Clarifying The 80/20 Hybrid Approach to Designing in the Browser

by Tom Kenny (@tkenny)

You’re risking the quality of your design work if you rely solely on designing in the browser. That’s what I said when I wrote about a more appropriate approach to designing in the browser, called The 80/20 Hybrid Approach to Designing in the Browser:

Unless you think and dream in HTML and CSS, designing in the browser puts an unnecessary barrier between your great design ideas and the most effective way you can actually design them. You can’t manipulate your design directly with code. The HTML and CSS code effectively acts as a middleman between your brain and your design work. Why would you want something getting in the way of that?


I had some fantastic feedback about that article, with the vast majority finding it useful. However, I did spot a fairly well known front-end developer (who I hadn’t heard of at the time) call it a certain word I won’t repeat here. Despite me saying the approach might not work for everyone, he still decided to attack it. If another process works for you, great, but I’m not going to hate the way someone else does something just because I disagree. I welcome constructive criticism as long as it is, well, contructive, but attacking it and using hateful words is pathetic.

I don’t want to link to it due to the foul language but I do want to pull out a few quotes because I don’t really think he understood what I was saying and it will help explain the approach to you too.

“You don’t actually design in the browser”

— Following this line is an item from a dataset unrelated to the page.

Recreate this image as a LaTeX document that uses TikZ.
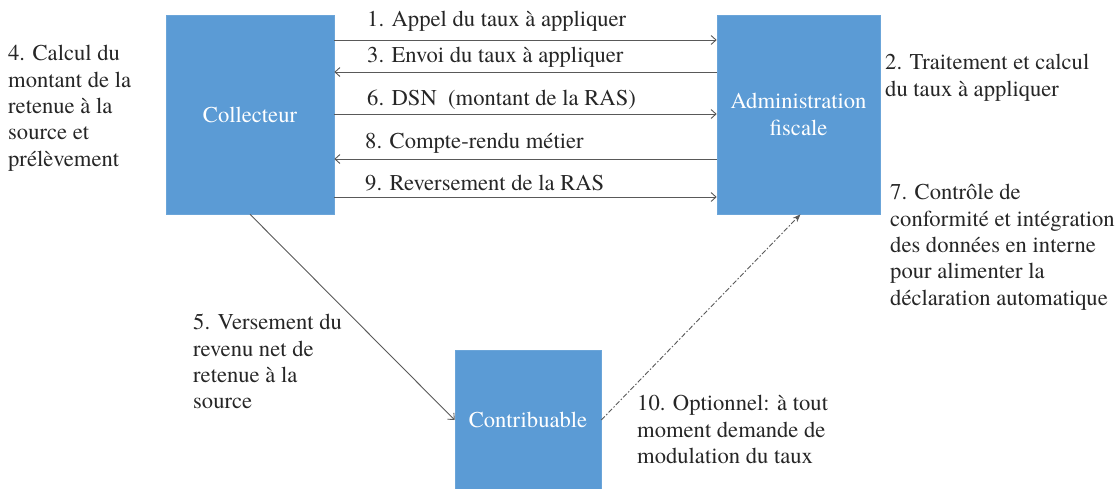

I’m sure you’ll agree that seems a bit odd so we’re not off to a good start. Apparently, it’s more about “creating browser-based design mockups/comps, as opposed to static comps” which is something you can absolutely do with the 80/20 approach. I didn’t say you can’t. You don’t have to show the client your static mockups. I’m just putting forward the idea that designing in the browser exclusively can harm the creative process. You can absolutely present your work to the client in the form of HTML and CSS if you wish but that’s a topic for another time.

Creating browser-based design mockups isn’t designing in the browser, it’s presenting in the browser which are clearly two different things.

“Creating comps like this puts many designers out of their comfort zones. Many feel they have to learn to code, or “think in HTML and CSS”. Those who know that isn’t true can still feel awkward pairing up with a developer to visualize designs. That said, I think that learning CSS can be a useful addition to a designer’s toolbox.”

I completely agree that web designers should learn CSS as it makes us better understand the environment we design for. Coding knowledge is implied in the 80/20 approach because 20% of the creative process happens when building the site.

“We sure do like our comfort zones”

Comfort zones can be dangerous but there’s nothing wrong with staying in your comfort zone in some areas. If you can stick in your comfort zone with your process, it frees you up to expand out of your comfort zone in other, more important areas. Right now I’m learning how to deliver much more value than the average web designer through more than just design. I’m going out of my comfort zone by learning copywriting to help my clients with another aspect of their websites. Clients don’t really care about your process, they care about results.

The next two points were placed under the headline “Flimsy Arguments”. Everything I write on Inspect Element has to be substantial, so I’ll tell you why he is wrong.

“The author states that the desire to increase the speed of design and development is the driving force behind designing in the browser. While speed may be a factor, it’s arguably not the main factor, and certainly not the only one. More important, for example, is bridging the traditional gap between what the client sees in a comp versus the end result.”

It’s fair to say people want to show clients their designs in the browser which is relatively simple to do if you know HTML and CSS. The real problem is how responsive web design adds a significant amount of time to the process. In my experience of talking to other designers and researching this myself, I’ve found that this is the biggest issue. Like I said earlier, you can present your work as HTML and CSS no matter what approach you take.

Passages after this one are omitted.